Souvent à la limite, ou du moins c’est ce qu’on croit, la rideuse de 22 ans a une nouvelle fois fait trembler ses fans à Aspen. Elle a en effet attendu son dernier passage pour réaliser un run qui allait lui permettre de s’offrir une nouvelle breloque, la même qu’il y a un an. Quelques minutes plus tard, c’est avec une décontraction toute naturelle que la skieuse de La Berra s’est confiée, sur la route pour Denver, d’où elle doit s’envoler vers les environs de Mammoth Mountain, théâtre de la prochaine étape de Coupe du monde.

Mathilde Gremaud, comment vous sentez-vous après ce nouvel exploit?

Je suis vraiment super contente au final. En plus, sans suspense, ce n’est pas drôle, non? (Rires)

C’est donc la joie qui prime, et pas la frustration de ne pas avoir été chercher l’or?

Oui! Il faut se rappeler que j’aurais pu très bien repartir les mains vides, il y a donc une forme de soulagement. Il faut aussi savoir d’où je reviens, comment je me sentais en début de semaine et après trois runs de merde. Après, il y a évidemment une part de frustration car je me dis que je pouvais faire mieux. J’ai toujours l’esprit de compétition. Mais bon, ça me laisse de la place pour m’améliorer.

Vous êtes vraiment devenue la reine du suspense…

C’est bien, comme ça les supporters se disent jusqu’au bout que ce n’est jamais terminé. Il ne faut rien lâcher, garder la confiance et ne pas se laisser décourager.

Comment s’est déroulé cette semaine à Aspen?

Les jours de compétitions (ndlr: vendredi et dimanche) se sont bien passés.
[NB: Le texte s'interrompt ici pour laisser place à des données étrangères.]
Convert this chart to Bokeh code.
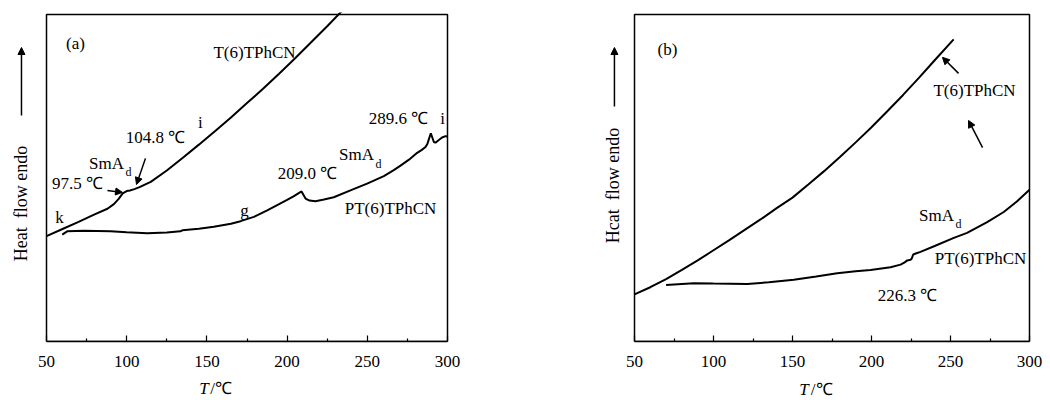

Mais les entraînements étaient assez compliqués. J’avais de la peine à me mettre dedans, notamment sur les sauts en slopestyle. On voit d’ailleurs que c’est là que ça pêche ce soir (pour la compétition). Ils s’enchaînaient particulièrement vite entre les deux quarterpipes et les sauts plus classiques. C’était assez difficile à rider. Après, j’avais un bon run de rails, c’est peut-être ce qui m’a sauvé.
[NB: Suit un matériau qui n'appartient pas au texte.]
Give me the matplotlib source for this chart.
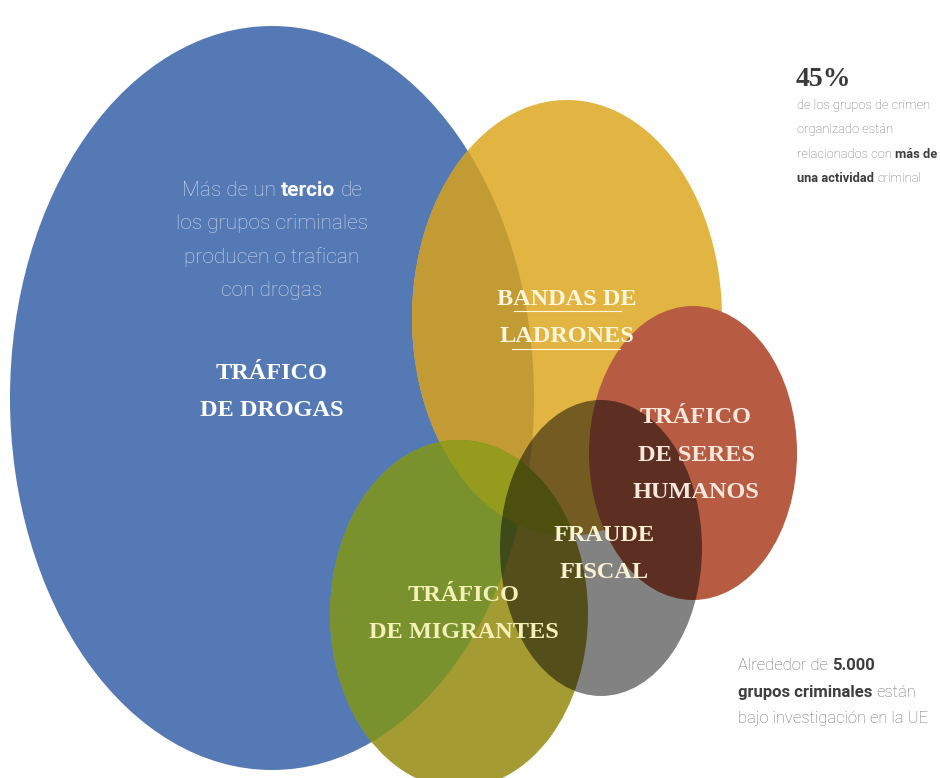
import numpy as np
import matplotlib
matplotlib.use('Agg')
import matplotlib.pyplot as plt
from matplotlib.patches import Ellipse, Polygon
from matplotlib.transforms import ScaledTranslation
from matplotlib import font_manager

# ---- data: the five sets (ellipse geometry in picture pixels) ----
sets = ['TRÁFICO\nDE DROGAS', 'BANDAS DE\nLADRONES', 'TRÁFICO\nDE MIGRANTES',
        'TRÁFICO\nDE SERES\nHUMANOS', 'FRAUDE\nFISCAL']
set_cx = [272, 567, 459, 693, 601]
set_cy = [398, 318, 614, 453, 548]
set_w = [524, 310, 258, 208, 202]
set_h = [744, 436, 348, 294, 296]
label_x = [272, 567, 464, 696, 604]
label_y = [392, 318, 614, 455, 554]

pct_value = '45%'
total_groups = '5.000'

# ---- fonts ----
names = {f.name for f in font_manager.fontManager.ttflist}
body_font = 'Liberation Sans Narrow' if 'Liberation Sans Narrow' in names else 'Roboto'
head_kw = dict(family='Liberation Serif', weight='bold')

W, H = 940, 778
fig = plt.figure(figsize=(W / 100, H / 100), dpi=100)
ax = fig.add_axes([0, 0, 1, 1])
ax.set_xlim(0, W)
ax.set_ylim(H, 0)
ax.set_aspect('equal')
ax.axis('off')


def ell(i, **kw):
    return Ellipse((set_cx[i], set_cy[i]), set_w[i], set_h[i], **kw)


def inside(x, y, i, tol=1e-9):
    return ((x - set_cx[i]) / (set_w[i] / 2)) ** 2 + ((y - set_cy[i]) / (set_h[i] / 2)) ** 2 <= 1 + tol


def overlap(*idx):
    # convex intersection of ellipses as a polygon
    t = np.linspace(0, 2 * np.pi, 3000, endpoint=False)
    pts = []
    for i in idx:
        x = set_cx[i] + set_w[i] / 2 * np.cos(t)
        y = set_cy[i] + set_h[i] / 2 * np.sin(t)
        keep = np.ones_like(x, dtype=bool)
        for j in idx:
            if j != i:
                keep &= inside(x, y, j)
        pts.append(np.column_stack([x[keep], y[keep]]))
    pts = np.vstack(pts)
    c = pts.mean(axis=0)
    order = np.argsort(np.arctan2(pts[:, 1] - c[1], pts[:, 0] - c[0]))
    return pts[order]


DRG, BND, MIG, SER, FRA = range(5)

ax.add_patch(ell(DRG, color='#5579b5', lw=0))
ax.add_patch(ell(BND, color='#e2b441', lw=0))
ax.add_patch(Polygon(overlap(DRG, BND), closed=True, color='#c39b35', lw=0))
ax.add_patch(ell(MIG, color='#a59b33', lw=0))
ax.add_patch(Polygon(overlap(MIG, DRG), closed=True, color='#7a922e', lw=0))
ax.add_patch(Polygon(overlap(MIG, BND), closed=True, color='#959b1c', lw=0))
ax.add_patch(ell(SER, color='#b75b43', lw=0))
ax.add_patch(ell(FRA, color='black', alpha=0.49, lw=0))

# ---- set labels ----
label_colors = ['white', '#fff6dc', '#f4f0b8', '#f8e8dc', '#faf3d2']
for i, s in enumerate(sets):
    ax.text(label_x[i], label_y[i], s, ha='center', va='center', fontsize=17.5,
            color=label_colors[i], linespacing=2.05, **head_kw)

# thin underline under "BANDAS DE LADRONES"
ax.plot([514, 621], [311, 311], color='#fff6dc', lw=0.8)
ax.plot([512, 620], [349, 349], color='#fff6dc', lw=0.8)

fig.canvas.draw()
renderer = fig.canvas.get_renderer()


def rich_line(x, y, parts, size, color, bold_color, ha='left'):
    texts = []
    for s, bold in parts:
        t = ax.text(x, y, s, fontsize=size, family=body_font, va='center',
                    weight='bold' if bold else 'light',
                    color=bold_color if bold else color)
        texts.append(t)
    sp = ax.text(0, 0, 'x x', fontsize=size, family=body_font)
    nsp = ax.text(0, 0, 'xx', fontsize=size, family=body_font)
    gap = sp.get_window_extent(renderer).width - nsp.get_window_extent(renderer).width
    sp.remove()
    nsp.remove()
    widths = [t.get_window_extent(renderer).width for t in texts]
    total = sum(widths) + gap * (len(texts) - 1)
    off = -total / 2 if ha == 'center' else 0
    for t, w in zip(texts, widths):
        t.set_transform(ax.transData + ScaledTranslation(off / 100, 0, fig.dpi_scale_trans))
        off += w + gap


# text inside the blue set
blue_lines = [[('Más de un', False), ('tercio', True), ('de', False)],
              [('los grupos criminales', False)],
              [('producen o trafican', False)],
              [('con drogas', False)]]
for k, parts in enumerate(blue_lines):
    rich_line(272, 190 + 33.5 * k, parts, 15, '#cdd8ec', 'white', ha='center')

# top right note
ax.text(796, 79, pct_value, fontsize=20, color='#3a3a3a', va='center', ha='left', **head_kw)
top_lines = [[('de los grupos de crimen', False)],
             [('organizado están', False)],
             [('relacionados con', False), ('más de', True)],
             [('una actividad', True), ('criminal', False)]]
for k, parts in enumerate(top_lines):
    rich_line(797, 105 + 24.5 * k, parts, 9.3, '#6e6e6e', '#3e3e3e')

# bottom right note
bottom_lines = [[('Alrededor de', False), (total_groups, True)],
                [('grupos criminales', True), ('están', False)],
                [('bajo investigación en la UE', False)]]
for k, parts in enumerate(bottom_lines):
    rich_line(738, 666 + 26.5 * k, parts, 12, '#6e6e6e', '#3e3e3e')

fig.savefig('out.png', dpi=100, facecolor='white')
Et avant cela, vous terminez 4e en Big Air dans une épreuve complètement folle (lire ici).

Oui, c’était assez dingue, c’est vrai. Et pour ma part, je parviens à poser un 1620 (double Cork) et un switch 1440 (double Cork également), mais ça n’a pas suffi. J’ai simplement manqué de précision, mes sauts n’étaient pas très propres.
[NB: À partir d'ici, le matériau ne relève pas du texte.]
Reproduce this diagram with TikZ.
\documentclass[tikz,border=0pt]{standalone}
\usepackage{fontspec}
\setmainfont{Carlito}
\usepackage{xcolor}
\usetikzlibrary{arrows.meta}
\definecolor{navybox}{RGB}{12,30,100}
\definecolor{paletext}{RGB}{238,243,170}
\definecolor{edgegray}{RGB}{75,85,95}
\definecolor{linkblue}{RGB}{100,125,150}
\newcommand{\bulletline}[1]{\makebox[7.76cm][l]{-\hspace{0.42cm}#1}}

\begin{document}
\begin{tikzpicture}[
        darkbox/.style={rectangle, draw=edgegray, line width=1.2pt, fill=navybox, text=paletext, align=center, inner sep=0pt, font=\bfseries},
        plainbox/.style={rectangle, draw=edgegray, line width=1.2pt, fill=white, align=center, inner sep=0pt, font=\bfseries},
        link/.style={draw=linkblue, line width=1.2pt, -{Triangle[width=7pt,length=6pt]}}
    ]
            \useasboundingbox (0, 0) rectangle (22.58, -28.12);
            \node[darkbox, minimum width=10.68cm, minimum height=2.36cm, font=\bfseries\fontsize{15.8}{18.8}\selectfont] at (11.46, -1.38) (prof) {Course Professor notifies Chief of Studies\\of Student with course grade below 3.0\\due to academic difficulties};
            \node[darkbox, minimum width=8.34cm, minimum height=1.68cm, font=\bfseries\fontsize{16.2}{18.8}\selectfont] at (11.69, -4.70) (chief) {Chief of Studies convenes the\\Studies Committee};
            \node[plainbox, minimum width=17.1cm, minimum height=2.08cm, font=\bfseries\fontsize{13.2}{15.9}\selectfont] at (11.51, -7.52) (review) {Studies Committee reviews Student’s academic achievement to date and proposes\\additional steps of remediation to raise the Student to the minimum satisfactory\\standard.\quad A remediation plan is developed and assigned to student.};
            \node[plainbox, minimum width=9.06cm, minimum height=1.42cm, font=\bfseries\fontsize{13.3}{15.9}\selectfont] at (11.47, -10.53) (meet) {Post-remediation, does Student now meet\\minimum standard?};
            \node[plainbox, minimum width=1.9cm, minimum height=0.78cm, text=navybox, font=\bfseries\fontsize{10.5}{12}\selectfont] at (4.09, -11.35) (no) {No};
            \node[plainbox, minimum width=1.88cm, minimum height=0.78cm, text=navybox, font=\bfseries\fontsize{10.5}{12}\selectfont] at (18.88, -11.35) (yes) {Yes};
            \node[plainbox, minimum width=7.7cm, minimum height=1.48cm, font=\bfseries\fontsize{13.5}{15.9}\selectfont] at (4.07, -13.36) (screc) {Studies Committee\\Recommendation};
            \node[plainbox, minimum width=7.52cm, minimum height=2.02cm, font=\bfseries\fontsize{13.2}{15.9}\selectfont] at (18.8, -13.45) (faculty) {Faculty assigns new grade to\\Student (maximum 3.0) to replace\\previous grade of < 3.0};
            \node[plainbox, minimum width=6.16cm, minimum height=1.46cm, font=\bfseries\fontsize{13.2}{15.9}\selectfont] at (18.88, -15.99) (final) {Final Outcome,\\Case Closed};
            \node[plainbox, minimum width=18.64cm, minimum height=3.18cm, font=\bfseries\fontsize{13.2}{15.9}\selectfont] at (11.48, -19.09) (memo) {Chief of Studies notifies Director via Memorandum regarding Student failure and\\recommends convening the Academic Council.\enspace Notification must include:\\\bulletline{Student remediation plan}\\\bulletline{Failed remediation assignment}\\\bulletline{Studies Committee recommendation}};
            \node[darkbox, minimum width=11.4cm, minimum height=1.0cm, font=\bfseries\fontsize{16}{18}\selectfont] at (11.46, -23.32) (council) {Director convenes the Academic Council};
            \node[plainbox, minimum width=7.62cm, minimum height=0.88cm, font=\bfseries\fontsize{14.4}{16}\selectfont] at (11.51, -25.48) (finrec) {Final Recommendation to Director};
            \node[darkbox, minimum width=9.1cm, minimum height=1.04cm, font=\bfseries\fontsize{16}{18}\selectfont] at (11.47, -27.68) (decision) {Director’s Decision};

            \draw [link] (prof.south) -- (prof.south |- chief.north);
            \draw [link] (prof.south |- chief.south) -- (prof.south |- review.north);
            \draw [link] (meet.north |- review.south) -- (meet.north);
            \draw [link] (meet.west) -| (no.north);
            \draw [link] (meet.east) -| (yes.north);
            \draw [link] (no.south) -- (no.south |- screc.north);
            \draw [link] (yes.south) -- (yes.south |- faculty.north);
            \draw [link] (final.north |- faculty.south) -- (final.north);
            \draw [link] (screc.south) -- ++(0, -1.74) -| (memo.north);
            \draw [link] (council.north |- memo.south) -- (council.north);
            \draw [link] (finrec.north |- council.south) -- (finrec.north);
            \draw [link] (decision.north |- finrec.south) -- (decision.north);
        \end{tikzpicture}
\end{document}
Mais ce double Cork 1620, c’est la première fois que vous le plaquez en compétition!

C’est même la première fois tout court. Je ne l’avais même pas tenté à l’entraînement car je ne le sentais pas. Je l’ai gardé pour la compet’.

Et il y a eu cet incroyable triple Cork réalisé par Megan Oldham.

Oui, c’est de la folie! Personne ne s’y attendait. En fait, on a appris que c’était un projet mis en place depuis un certain temps avec l’équipe du Canada. Megan s’est beaucoup entraînée sur airbag, notamment entre Noël et les X Games. Elle n’est pas venue à Laax par exemple. Avec son team, ils étaient en Australie, où c’est l’été, durant un mois pour s’entraîner sur airbag. Et ça a payé.

C’est un sacré pas en avant pour votre sport. Et ça montre qu’il va falloir encore continuer de s’améliorer, non?

Bien sûr, ça prouve que tu ne pourras rien lâcher dans le futur. Il faudra encore progresser pour continuer d’avoir de bons résultats, c’est certain.

Avec les blessures d’Eileen Gu et de Kelly Sildaru, deux de vos principales adversaires, vous avez ressenti une dose de pression supplémentaire aujourd’hui?

Non, au contraire. Il y a toujours de la pression mais ça dépend de la manière dont on la gère. Personnellement, je sais qu’il faut rester concentrer sur soi-même. Il est vrai que c’était une semaine hyper intense. On l’a remarqué ce soir avec plusieurs filles comme Tess (Ledeux) et Sarah (Höfflin) notamment qui étaient fatiguées. Eileen et Kelly se sont fait mal un jour où je n’ai pas pris un saut, les conditions n’étaient pas simples, vraiment.

Et désormais, direction Mammoth Mountain avant quelques jours de “congé” (elle va se rendre au Japon, pour skier)?

Exactement. Je vais essayer de continuer sur ma lancée, mais on ne sait jamais trop à quoi s’attendre là-bas alors je ne me projette pas trop. De toute façon, je n’ai aucun moyen d’influencer les conditions, alors je m’adapterai.